What does this mean? The World Health Organization uses this designation to identify a pharmaceutical substance or an active pharmaceutical ingredient. The name is considered to be public property or a generic name.
Don’t get too excited, I’m no lawyer, but the cannabis industry will still likely have issues using the term Cannabidiol in the future, unless the product they are selling is considered a pharmaceutical (**or we win an enormous and costly legal battle**)
2. WHO recognizes two trade names for Cannabidiol as Epidiolex and Arvisol, two pharmaceuticals that have completed or are in medical trials.
Epidiolex is an epilepsy pharmaceutical manufactured by GW Pharmaceuticals that is currently seeking FDA approval. Third-phase medical trials are complete and positive.
Arvisol is a pure CBD tablet intended to treat neurological diseases like schizophrenia and epilepsy. It is manufactured by Echo Pharmaceuticals B.V. in The Netherlands. It is still in medical trials.
3. Recreational cultivars contain a quantity of THC that exceeds the quantity of CBD in the dried flowers ingested orally or via smoking.
There is an interesting argument for defining hemp and marijuana by the ratio CBD : THC as opposed to the current arbitrary number of less than 0.3% THC. This gives a slight level of potential support for this case.
4. Hemp cultivars have substantially less THC and high CBD levels.
Yes, this we knew. But this is chemically the case as well. Traditionally, hemp does contain lower concentrations of THC and higher concentrations of CBD. Again, light support for the above argument.
5. Unsanctioned production of cannabis with high CBD occurs for “medical treatment rather than recreational use.”
A few points on this one…
a) For years the DEA has quietly discussed CBD and its use in medical treatment. In 2011, I interviewed Tommy LaNier, the Director of the National Marijuana Initiative, for a public policy paper for my Master’s Degree. He stated that if we could get CBD without THC, it would be legal, and there would be no problem with it.
Now there solidified proof of its medical benefit with the medical trials of Epidiolex and “limited clinical evidence” for other areas AND we know from 20 years of research of hemp foods that less than 0.3% THC isn’t a cause for concern, so let’s agree to consider 0.3% THC ,“zero THC” and call it a day.
b) Peculiar that the WHO still considers high CBD cannabis (aka hemp) production “unsanctioned,” with no reference to legal hemp production in United Nations states (Australia, France, Britain, Spain, Germany, Italy, Hungary, Romania, Russia, China, Uruguay, US…)
c) WHO does not recognize any approved marketed pure CBD products, but recognizes two in development (Epidiolex and Arvisol). This isn’t surprising given that WHO believes high CBD cannabis (hemp) is “unsanctioned production.” It also seems more geared towards pharmaceuticals as opposed to nutritional or therapeutic supplements, but again, I’m not a lawyer.

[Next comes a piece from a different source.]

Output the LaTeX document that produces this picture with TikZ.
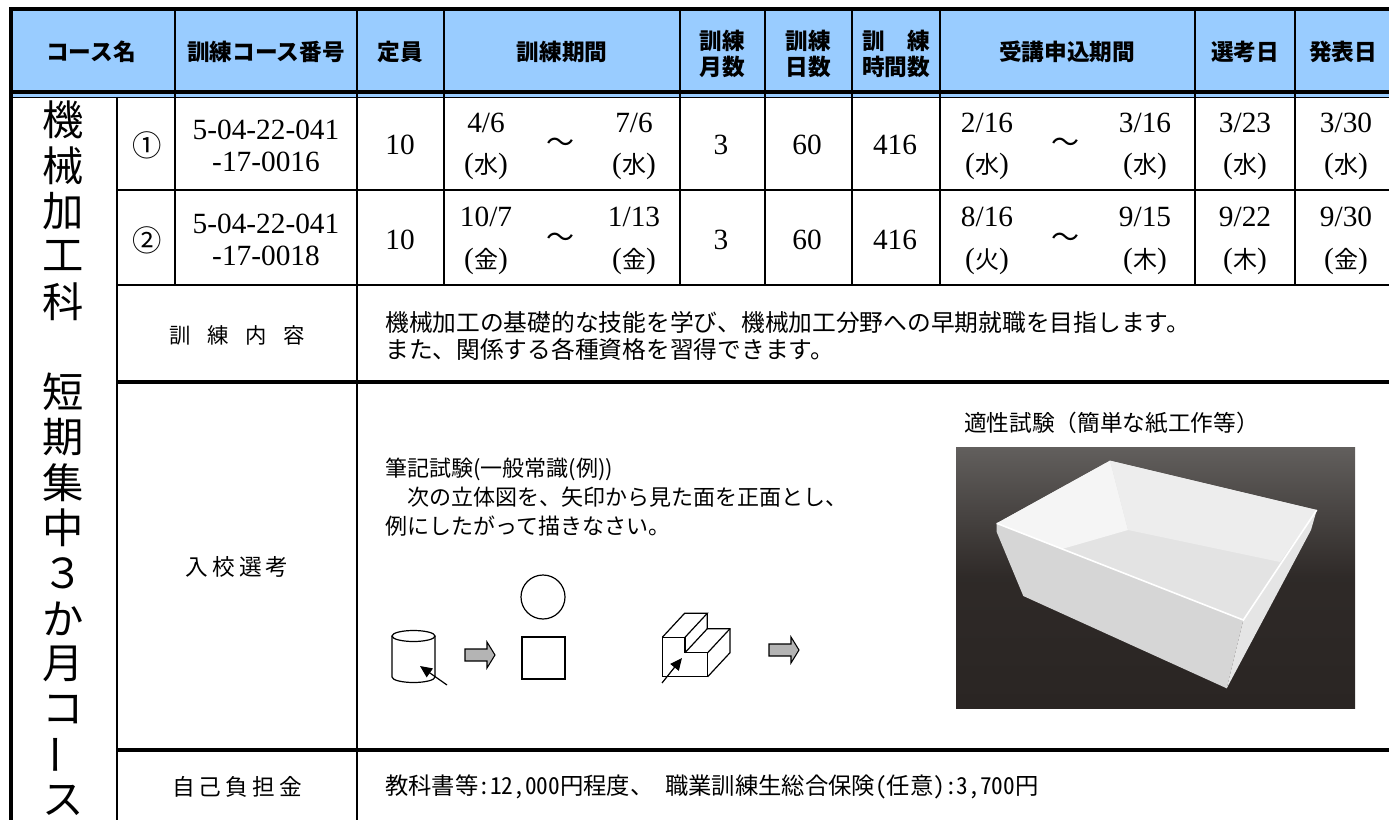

Sometime in the first half of 2018, the United Nations will convene to review the pre-review and then make an official statement regarding international restrictions of CBD. This will be an extremely important statement for the cannabis industry and pharmaceutical companies seeking FDA approval.
Agreement by the United Nations to de-schedule or re-schedule CBD within international controls will lend evidence and support for the DEA to remove barriers to CBD, excluding pure forms of CBD from the Controlled Substance Act.
This, of course, would likely do nothing for full spectrum CBD which commonly contains trace quantities of THC and other minor cannabinoids, of which very little research is done and much more is needed over the next twenty years.
Overall, this WHO report is a pretty big win for the CBD world, but there’s always lots more work to be done in this industry.